The Pranksters' most spectacular exploit was their journey to New York in 1964 to celebrate the publication of Kesey's Sometimes a Great Notion. They set out in an old school bus equipped with bunks, kitchen, refrigerator (containing LSD-spiked orange juice), and fitted out with thousands of dollars worth of electronic sound equipment. If Gogol's speeding troika was an apt symbol of 19th-century Russia, then this careering vehicle—crudely painted in psychedelic colors, with FURTHUR misspelled on the destination panel—is a perfect image of the recklessly irrational element in contemporary youth culture. Zonked as they usually were on acid, speed, or grass, the Pranksters took care to preserve every insane or ecstatic moment for posterity: miles of tape and forty-five hours of slightly out-of-focus color film (which cost Kesey $70,000 to buy and process) enabled Wolfe to reconstruct the whole chaotic trip. It all makes Jack Kerouac's 1957 idyl of life, On the Road, seem absurdly naive and respectable.

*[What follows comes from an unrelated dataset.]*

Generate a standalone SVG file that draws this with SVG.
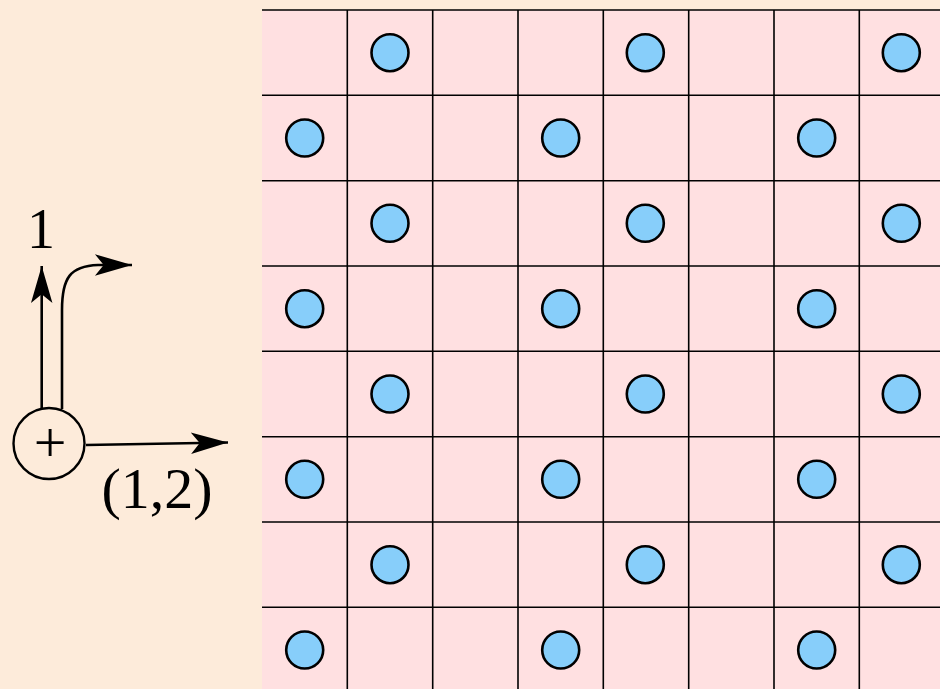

Wolfe extracts the maximum drama out of the Pranksters' encounters with the Esalen Institute, Timothy Leary's Millbrook community, the Unitarian-Universalist Church, the Vietnam Day demonstration at Berkeley, and the Hell's Angels. The high point of the Pranksters' activities came with the series of Trips Festivals which established the acid-rock movement, culminating in the Electric Kool-Aid Acid Test in Watts, on February 12, 1966, when the Kool-Aid was secretly laced with LSD, and hundreds found themselves involuntarily turned on. By this time, Kesey himself was on the lam in Mexico, a celebrated fugitive from several charges involving marijuana. The last third of the book, describing Kesey's hallucination and attacks of paranoia in exile, his surrender to the U.S. authorities, and the Acid Graduation at which (for unexplained reasons) he renounced drugs, is inevitably anticlimactic after such visions of the way we (or our children) live now.
Wolfe may be heartless and his prose style vicious (particularly in this book) but he is intelligent and perceptive. He detects the strain of authoritarianism and violence that lurks beneath Kesey's theoretically libertarian leadership (and is symbolized by the Pranksters' alliance with the fearsome Angels); and he draws some interesting parallels between this 20th-century community and primitive religious cults. However, he does not succeed in convincing us that the brief but hectic flourishing of the Merry Pranksters was part of any Happiness Explosion.